If we could get Carter with Rozier, our 1st, and the Kings pick, I would do it.
I think the most likely outcome for the Sacto pick is 7-12 next year.
Why not get a comparable pick this year at a position of need? His floor seems pretty high - already has an NBA-ready body and some perimeter game, high BBIQ, willing defender. He might plug in for 10-15 minutes right away and be ready to replace Al in 2 years when (if we are lucky) Jaylen will have earned a fat contract.
Whoa, I’m a huge Wendell Carter fan, but the Kings pick is a bridge too far. I think the Memphis pick is also too much. The highest I’d go is Rozier, #27, and next year’s 1st with top-4 protection.
Not a chance the Sacramento pick isn't in play. It's the first of a few assets heading out if DA trades that far up.
Shouldn’t be with Rozier and this year’s pick already included, at least not for anything outside the top 5, which is where Carter projects to.
Are we allowed to add some more protections to the Kings Pick, like we give them that pick and make it protected 2-5 for US? Otherwise, I don't see a team like Orlando doing it unless the Kings Pick is included to be honest, or at least one of the Kings/Grizzlies Picks.
Nope, as already answered earlier today in the Luka Doncic thread.
Ah okay, thanks. And I never checked that thread today so didn't know
I think people are overvaluing the Sacramento pick. If they hadn’t won the lottery this year, they would’ve picked what, 7th? While they might win the lottery again or decline, I don’t know we would expect that. They’re adding the second pick, and they have no incentive to tank. If they win even a few more games they could be 10th or 12th.
To me, Getting the seventh pick this year as a sure thing, and getting a guy we need, is pretty good value compared to the uncertainty of the Sacramento pic. The other thing that will make this pic hard to use, which I don’t think people are fully taking into account is the downside risk of Sacramento actually wins the lottery. A general manager who turns this year’s seven pick into next years 25th or 26th is going to have some explaining to do. I am not sure what kind of protection we can offer – probably it would need to be an additional pick.

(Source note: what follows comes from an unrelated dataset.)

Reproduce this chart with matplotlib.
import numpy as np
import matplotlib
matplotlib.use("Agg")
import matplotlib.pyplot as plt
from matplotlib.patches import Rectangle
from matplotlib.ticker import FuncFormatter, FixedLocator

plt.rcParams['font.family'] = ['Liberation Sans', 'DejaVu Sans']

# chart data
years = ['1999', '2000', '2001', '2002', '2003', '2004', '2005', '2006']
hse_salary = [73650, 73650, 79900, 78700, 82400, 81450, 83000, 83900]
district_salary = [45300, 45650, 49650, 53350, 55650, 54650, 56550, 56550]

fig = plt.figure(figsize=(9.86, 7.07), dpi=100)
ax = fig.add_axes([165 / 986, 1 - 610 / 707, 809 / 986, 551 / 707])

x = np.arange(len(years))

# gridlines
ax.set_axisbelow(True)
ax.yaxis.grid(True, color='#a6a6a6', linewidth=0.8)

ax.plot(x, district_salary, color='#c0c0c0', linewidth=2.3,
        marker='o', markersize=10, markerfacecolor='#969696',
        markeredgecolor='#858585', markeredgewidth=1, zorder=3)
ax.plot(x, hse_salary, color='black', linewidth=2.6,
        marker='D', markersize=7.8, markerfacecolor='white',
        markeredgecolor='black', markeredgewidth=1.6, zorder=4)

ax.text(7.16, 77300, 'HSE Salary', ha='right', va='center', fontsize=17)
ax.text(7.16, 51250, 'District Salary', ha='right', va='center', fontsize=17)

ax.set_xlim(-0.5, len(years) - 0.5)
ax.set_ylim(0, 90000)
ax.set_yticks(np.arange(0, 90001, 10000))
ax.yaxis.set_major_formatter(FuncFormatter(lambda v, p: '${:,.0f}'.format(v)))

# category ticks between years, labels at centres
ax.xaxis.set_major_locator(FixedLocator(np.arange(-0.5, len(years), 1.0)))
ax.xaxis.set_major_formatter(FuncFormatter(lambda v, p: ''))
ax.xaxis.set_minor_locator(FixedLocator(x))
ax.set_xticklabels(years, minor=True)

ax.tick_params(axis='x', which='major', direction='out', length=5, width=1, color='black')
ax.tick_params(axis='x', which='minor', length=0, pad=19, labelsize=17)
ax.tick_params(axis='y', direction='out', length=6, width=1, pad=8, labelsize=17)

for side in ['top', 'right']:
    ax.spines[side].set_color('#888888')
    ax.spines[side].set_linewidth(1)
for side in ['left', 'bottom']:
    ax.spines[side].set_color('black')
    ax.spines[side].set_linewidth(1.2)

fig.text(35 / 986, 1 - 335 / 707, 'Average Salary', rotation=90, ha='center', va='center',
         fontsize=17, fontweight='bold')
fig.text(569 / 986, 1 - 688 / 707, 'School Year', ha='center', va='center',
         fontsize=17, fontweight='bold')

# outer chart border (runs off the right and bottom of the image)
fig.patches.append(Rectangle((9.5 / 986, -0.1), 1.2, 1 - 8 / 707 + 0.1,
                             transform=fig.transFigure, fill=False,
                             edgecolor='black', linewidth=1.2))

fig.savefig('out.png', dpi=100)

I really think you’re overrating Sacramento, and/or not fully considering the lottery changes going into next year. They were 7th (well, tied for 6tb with Chicago), but they were 8 games out of 10th, which would have been 30% more wins. They’re very unlikely to get to the mid-30s in win totals even with no incentive to lose. They simply don’t have the talent. Furthermore, they had the 2nd-worst expected winning percentage based on point differential, and won 4 games more than expected by this measurement. Sure, they could do that again, but more likely than not they’ll finish closer to their actual expected record. This means that actual on-court improvement might not show up in the win column.
Secondly, with flattened lottery odds, teams will have a little less incentive to tank (they will still do so, but maybe not quite as blatantly, except perhaps with an 8th/9th place conference finish tradeoff in the East).
Given that, I think it’s borderline impossible the Kings will have any worse than the 9th lottery odds, and there’s considerable upside from that point. At the 9th odds, the pick has a 16% chance to be 2-4, a 51% chance to be 9, a 26% chance to be 10, and a small chance to be worse (with most of those odds coming from Philly winning #1 overall). That 2-4 odds is better than the odds we had if the Lakers had finished 6th this year.
So conservatively we have a 1/6 chance of getting a top 4 pick, with the most likely outcome in the second-third of the lottery. But it’s not that aggressive an assumption to say the Kings improve a little on the court, but their luck reverts to the mean, and they finish with the 6th-worst record. This brings a 28% chance at a 2-4 pick and a 59% chance at a 6-8 pick.
And then there’s always the chance the bottom drops out. The Kings, again, had the 2nd-worst expected record last year, luckily won four extra games, AND were pretty healthy. A number of their top players (Bogdan, WCS, Hield, Fox, Koufos) played at least 70 games. Randolph played only 59, but at 36 that seems like a reasonable amount anyway. Garrett Temple only played 65, but he’s also on the other side of 30. So they could get more unlucky with injuries and see reduced performance, or unlucky with wins and see a reduced total. Or both. Honestly, I think the Kings are far more likely to be a bottom 5 team than they are 9th. That’s not my green glasses, or my hatred of the Kings talking. They just profile more like the 2015-2016 Nets more than they do the 2017-2018 Lakers.
That pick has too much upside, and it’s most likely floor is 10. Adding that to Rozier and this year’s pick to move up to the 6-9 range is just too much.